I have the following function:
def storeTaggedCorpus(corpus, filename):
corpusFile = codecs.open(filename, mode = 'w', encoding = 'utf-8')
for token in corpus:
tagged_token = '/'.join(str for str in token)
tagged_token = tagged_token.decode('ISO-8859-1')
tagged_token = tagged_token.encode('utf-8')
corpusFile.write(tagged_token)
corpusFile.write(u"\n")
corpusFile.close()
And when I execute it, I've got the following error:
(...) in storeTaggedCorpus
corpusFile.write(tagged_token)
File "c:\Python26\lib\codecs.py", line 691, in write
return self.writer.write(data)
File "c:\Python26\lib\codecs.py", line 351, in write
data, consumed = self.encode(object, self.errors)
UnicodeDecodeError: 'ascii' codec can't decode byte 0xc3 in position 0: ordinal not in range(128)
So i went to debug it, and discovered that the created file was encoded as ANSI, not UTF-8 as declared in corpusFile = codecs.open(filename, mode = 'w', encoding = 'utf-8')
. If the
corpusFile.write(tagged_token)
is removed, this function will (obviously) work, and the file will be encoded as ANSI. If instead I remove tagged_token = tagged_token.encode('utf-8')

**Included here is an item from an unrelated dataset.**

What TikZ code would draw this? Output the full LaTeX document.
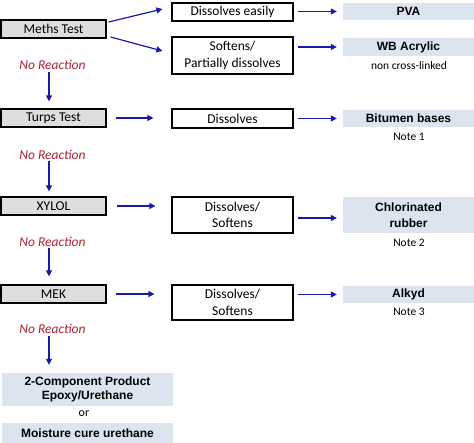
\documentclass[tikz,border=0pt]{standalone}
\usepackage{fontspec}
\setmainfont{Carlito}
\newfontfamily\arialf{Liberation Sans}
\usetikzlibrary{arrows.meta}
\definecolor{grayfill}{HTML}{DEDEDE}
\definecolor{bluefill}{HTML}{DCE4EF}
\definecolor{arrblue}{HTML}{1A1AA8}
\definecolor{nrred}{HTML}{B0202E}
\tikzset{
  testbox/.style={draw=black, line width=1.2pt, fill=grayfill, minimum width=105pt, minimum height=18pt, inner sep=0pt, font=\fontsize{13.5}{16}\selectfont},
  midbox/.style={draw=black, line width=1.2pt, fill=white, minimum width=121pt, inner sep=0pt, align=center, font=\fontsize{13.5}{16.5}\selectfont},
  resbox/.style={fill=bluefill, minimum width=131pt, inner sep=0pt, align=center, font=\arialf\bfseries\fontsize{12}{15.5}\selectfont},
  botbox/.style={fill=bluefill, minimum width=171pt, inner sep=0pt, align=center, font=\arialf\bfseries\fontsize{12}{14.5}\selectfont},
  notetxt/.style={inner sep=0pt, font=\fontsize{11.5}{14}\selectfont},
  nrtxt/.style={inner sep=0pt, text=nrred, font=\itshape\fontsize{13.5}{16}\selectfont},
  arr/.style={draw=arrblue, line width=1.2pt, -{Triangle[length=6pt,width=6pt]}}
}
\begin{document}
\begin{tikzpicture}[x=1pt,y=1pt]
\useasboundingbox (0,0) rectangle (474,-443);
% left test boxes
\node[testbox] (meths) at (53.5,-29) {Meths Test};
\node[testbox] (turps) at (53.5,-118) {Turps Test};
\node[testbox] (xylol) at (53.5,-206) {XYLOL};
\node[testbox] (mek) at (53.5,-294) {MEK};
% no reaction labels
\node[nrtxt] (nr1) at (52.5,-65) {No Reaction};
\node[nrtxt] (nr2) at (52.5,-155) {No Reaction};
\node[nrtxt] (nr3) at (52.5,-242) {No Reaction};
\node[nrtxt] (nr4) at (52.5,-329) {No Reaction};
% middle boxes
\node[midbox, minimum height=18pt] (d1) at (232.5,-12) {Dissolves easily};
\node[midbox, minimum height=37pt] (d2) at (232.5,-55.5) {Softens/\\Partially dissolves};
\node[midbox, minimum height=19pt] (d3) at (232.5,-118.5) {Dissolves};
\node[midbox, minimum height=36pt] (d4) at (232.5,-215) {Dissolves/\\Softens};
\node[midbox, minimum height=35pt] (d5) at (232.5,-302.5) {Dissolves/\\Softens};
% result boxes
\node[resbox, minimum height=17pt] (pva) at (408.5,-11.5) {PVA};
\node[resbox, minimum height=18pt] (wb) at (408.5,-47) {WB Acrylic};
\node[resbox, minimum height=17pt] (bit) at (408.5,-118.5) {Bitumen bases};
\node[resbox, minimum height=36pt] (chl) at (408.5,-215) {Chlorinated\\rubber};
\node[resbox, minimum height=17pt] (alk) at (408.5,-294.5) {Alkyd};
\node[notetxt] (n0) at (409,-66) {non cross-linked};
\node[notetxt] (n1) at (409,-137) {Note 1};
\node[notetxt] (n2) at (409,-243) {Note 2};
\node[notetxt] (n3) at (409,-312) {Note 3};
% bottom boxes
\node[botbox, minimum height=33pt] (epx) at (87.5,-389.5) {2-Component Product\\Epoxy/Urethane};
\node[notetxt, font=\fontsize{12}{14}\selectfont] (or) at (84,-414) {or};
\node[botbox, minimum height=21pt] (moi) at (87.5,-433.5) {Moisture cure urethane};
% arrows left -> middle
\draw[arr] ([xshift=2pt,yshift=7pt]meths.east) -- ([xshift=-9pt,yshift=3pt]d1.west);
\draw[arr] ([xshift=4pt,yshift=-8pt]meths.east) -- ([xshift=-9pt,yshift=4.5pt]d2.west);
\draw[arr, shorten <=9pt, shorten >=18pt] (turps.east) -- (turps.east -| d3.west);
\draw[arr, shorten <=10pt, shorten >=16pt] (xylol.east) -- (xylol.east -| d4.west);
\draw[arr, shorten <=9pt, shorten >=17pt] (mek.east) -- (mek.east -| d5.west);
% arrows middle -> right
\draw[arr, shorten <=4pt, shorten >=6pt] (d1.east |- pva.west) -- (pva.west);
\draw[arr, shorten <=4pt, shorten >=6pt] (d2.east |- wb.west) -- (wb.west);
\draw[arr, shorten <=4pt, shorten >=6pt] (d3.east |- bit.west) -- (bit.west);
\draw[arr, shorten <=4pt, shorten >=6pt] ([yshift=-3pt]d4.east |- chl.west) -- ([yshift=-3pt]chl.west);
\draw[arr, shorten <=4pt, shorten >=6pt] (d5.east |- alk.west) -- (alk.west);
% vertical arrows
\draw[arr, shorten <=2.5pt, shorten >=7pt] ([xshift=-3.5pt]nr1.south) -- ([xshift=-4.5pt]turps.north);
\draw[arr, shorten <=1.5pt, shorten >=5pt] ([xshift=-3.5pt]nr2.south) -- ([xshift=-4.5pt]xylol.north);
\draw[arr, shorten <=1.5pt, shorten >=8pt] ([xshift=-3.5pt]nr3.south) -- ([xshift=-4.5pt]mek.north);
\draw[arr, shorten <=2.5pt, shorten >=8pt] ([xshift=-3.5pt]nr4.south) -- ([xshift=-38.5pt]epx.north);
\end{tikzpicture}
\end{document}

, it will also work, BUT the resulting file will have encoding "ANSI as UTF-8" (???) and the latin characters will be mangled. Since I'm analizing pt-br text, this is unacceptable.
I believe that everything would work fine if the corpusFile opened as UTF-8, but I can't get it to work. I've searched the Web, but everything I found about Python/Unicode dealt with something else...s So why this file always ends up in ANSI? I am using Python 2.6 in Windows 7 x64, and those file encodings were informed from Notepad++.
Edit — About the corpus
parameter
I don't know the encoding of the corpus
string. It was generated by PlaintextCorpusReader.tag()
method, from NLTK. The original corpus file was encoded in UTF-8, according to Notepad++. The tagged_token.decode('ISO-8859-1')
is just a guess. I've tried to decode it as cp1252, and got the same mangled characters from ISO-8859-1.